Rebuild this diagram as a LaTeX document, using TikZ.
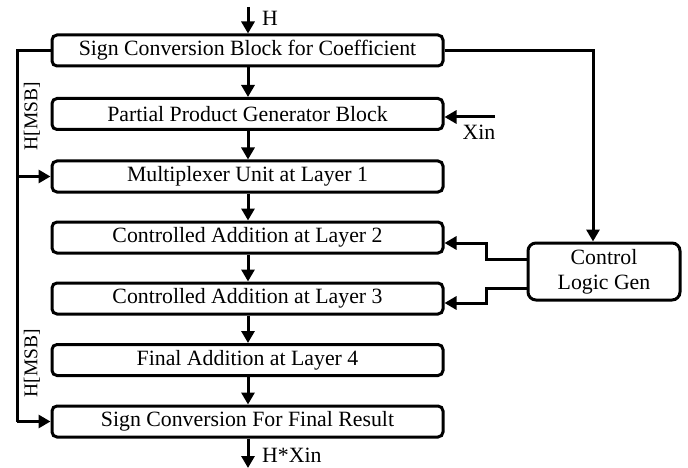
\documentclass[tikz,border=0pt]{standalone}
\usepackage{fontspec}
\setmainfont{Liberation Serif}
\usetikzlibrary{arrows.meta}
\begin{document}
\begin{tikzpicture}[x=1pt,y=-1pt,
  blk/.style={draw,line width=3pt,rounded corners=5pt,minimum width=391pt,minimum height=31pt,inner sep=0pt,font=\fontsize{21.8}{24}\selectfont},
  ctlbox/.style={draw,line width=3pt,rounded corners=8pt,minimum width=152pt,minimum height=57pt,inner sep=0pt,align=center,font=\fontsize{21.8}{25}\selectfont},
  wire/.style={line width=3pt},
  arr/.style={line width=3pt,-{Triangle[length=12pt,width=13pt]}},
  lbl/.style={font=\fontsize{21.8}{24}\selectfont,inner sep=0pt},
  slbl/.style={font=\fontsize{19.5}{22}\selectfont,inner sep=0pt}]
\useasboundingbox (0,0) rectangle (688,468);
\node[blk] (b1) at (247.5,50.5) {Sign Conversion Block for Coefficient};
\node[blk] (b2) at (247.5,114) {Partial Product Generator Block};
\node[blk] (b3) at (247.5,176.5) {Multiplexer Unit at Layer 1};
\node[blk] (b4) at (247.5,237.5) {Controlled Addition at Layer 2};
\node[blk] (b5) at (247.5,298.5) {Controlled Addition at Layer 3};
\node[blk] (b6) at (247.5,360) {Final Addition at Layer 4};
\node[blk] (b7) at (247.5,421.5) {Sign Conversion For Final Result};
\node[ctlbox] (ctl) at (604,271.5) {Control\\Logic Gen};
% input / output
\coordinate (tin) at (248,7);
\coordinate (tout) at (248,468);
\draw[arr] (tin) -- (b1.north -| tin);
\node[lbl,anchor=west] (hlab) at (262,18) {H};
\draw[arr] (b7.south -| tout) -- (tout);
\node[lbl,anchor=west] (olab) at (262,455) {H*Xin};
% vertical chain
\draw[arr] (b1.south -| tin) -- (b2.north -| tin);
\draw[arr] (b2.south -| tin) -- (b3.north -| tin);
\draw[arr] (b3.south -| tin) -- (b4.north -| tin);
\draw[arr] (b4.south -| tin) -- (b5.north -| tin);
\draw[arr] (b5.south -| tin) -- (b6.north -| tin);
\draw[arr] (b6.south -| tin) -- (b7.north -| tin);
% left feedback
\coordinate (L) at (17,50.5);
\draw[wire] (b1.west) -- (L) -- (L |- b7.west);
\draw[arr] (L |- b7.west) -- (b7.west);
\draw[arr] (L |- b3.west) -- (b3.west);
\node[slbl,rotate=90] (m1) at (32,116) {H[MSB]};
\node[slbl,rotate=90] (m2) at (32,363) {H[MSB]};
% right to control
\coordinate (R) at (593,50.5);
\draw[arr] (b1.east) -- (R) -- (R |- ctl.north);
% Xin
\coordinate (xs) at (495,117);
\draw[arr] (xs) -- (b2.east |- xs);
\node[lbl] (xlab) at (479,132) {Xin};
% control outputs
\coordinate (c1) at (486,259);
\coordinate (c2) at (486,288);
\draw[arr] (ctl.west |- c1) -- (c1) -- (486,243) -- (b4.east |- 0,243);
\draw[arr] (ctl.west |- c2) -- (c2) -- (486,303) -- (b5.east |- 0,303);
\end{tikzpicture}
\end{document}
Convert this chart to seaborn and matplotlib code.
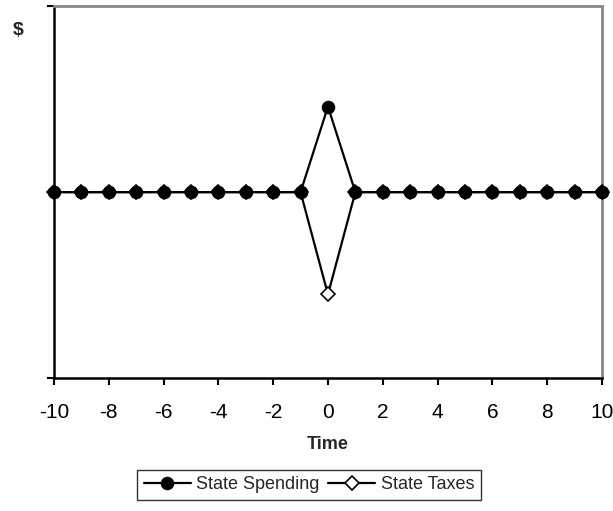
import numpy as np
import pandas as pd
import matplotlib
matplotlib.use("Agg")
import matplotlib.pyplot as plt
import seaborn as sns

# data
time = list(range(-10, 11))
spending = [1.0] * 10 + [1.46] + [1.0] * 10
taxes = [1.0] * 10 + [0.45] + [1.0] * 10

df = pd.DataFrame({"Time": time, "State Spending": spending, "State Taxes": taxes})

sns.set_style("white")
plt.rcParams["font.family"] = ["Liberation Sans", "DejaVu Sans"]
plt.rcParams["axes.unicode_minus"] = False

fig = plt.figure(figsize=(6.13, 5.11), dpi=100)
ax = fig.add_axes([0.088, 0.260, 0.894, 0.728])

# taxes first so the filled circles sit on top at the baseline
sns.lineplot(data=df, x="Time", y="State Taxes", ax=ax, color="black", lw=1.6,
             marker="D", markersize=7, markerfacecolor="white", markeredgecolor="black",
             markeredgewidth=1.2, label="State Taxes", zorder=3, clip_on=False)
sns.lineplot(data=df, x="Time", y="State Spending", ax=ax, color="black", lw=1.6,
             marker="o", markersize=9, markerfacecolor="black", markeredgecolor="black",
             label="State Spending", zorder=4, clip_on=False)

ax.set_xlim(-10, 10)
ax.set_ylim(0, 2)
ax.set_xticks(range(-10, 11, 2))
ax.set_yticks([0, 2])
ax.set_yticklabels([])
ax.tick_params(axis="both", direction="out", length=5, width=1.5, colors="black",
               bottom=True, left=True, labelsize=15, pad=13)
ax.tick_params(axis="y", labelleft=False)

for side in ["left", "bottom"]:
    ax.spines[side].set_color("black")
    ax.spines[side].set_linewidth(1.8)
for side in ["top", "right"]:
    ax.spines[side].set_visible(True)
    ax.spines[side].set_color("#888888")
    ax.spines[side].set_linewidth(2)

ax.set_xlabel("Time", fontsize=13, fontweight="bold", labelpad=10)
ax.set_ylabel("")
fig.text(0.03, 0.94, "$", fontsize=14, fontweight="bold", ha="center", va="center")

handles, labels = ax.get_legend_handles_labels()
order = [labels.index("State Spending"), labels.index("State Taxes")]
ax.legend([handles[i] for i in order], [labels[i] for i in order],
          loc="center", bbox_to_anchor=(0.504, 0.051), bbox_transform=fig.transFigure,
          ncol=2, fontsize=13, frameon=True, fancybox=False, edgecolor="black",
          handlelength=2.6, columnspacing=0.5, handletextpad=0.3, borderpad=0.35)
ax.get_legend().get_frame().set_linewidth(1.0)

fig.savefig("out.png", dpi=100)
┄┄┄┄┄┄┄┄┄┄┄┄┄┄┄┄┄┄┄┄
**Work to complete:** Using the listing above, locate the lines that hold "chart" and copy each one.

**Written solution:**
Convert this chart to seaborn and matplotlib code.

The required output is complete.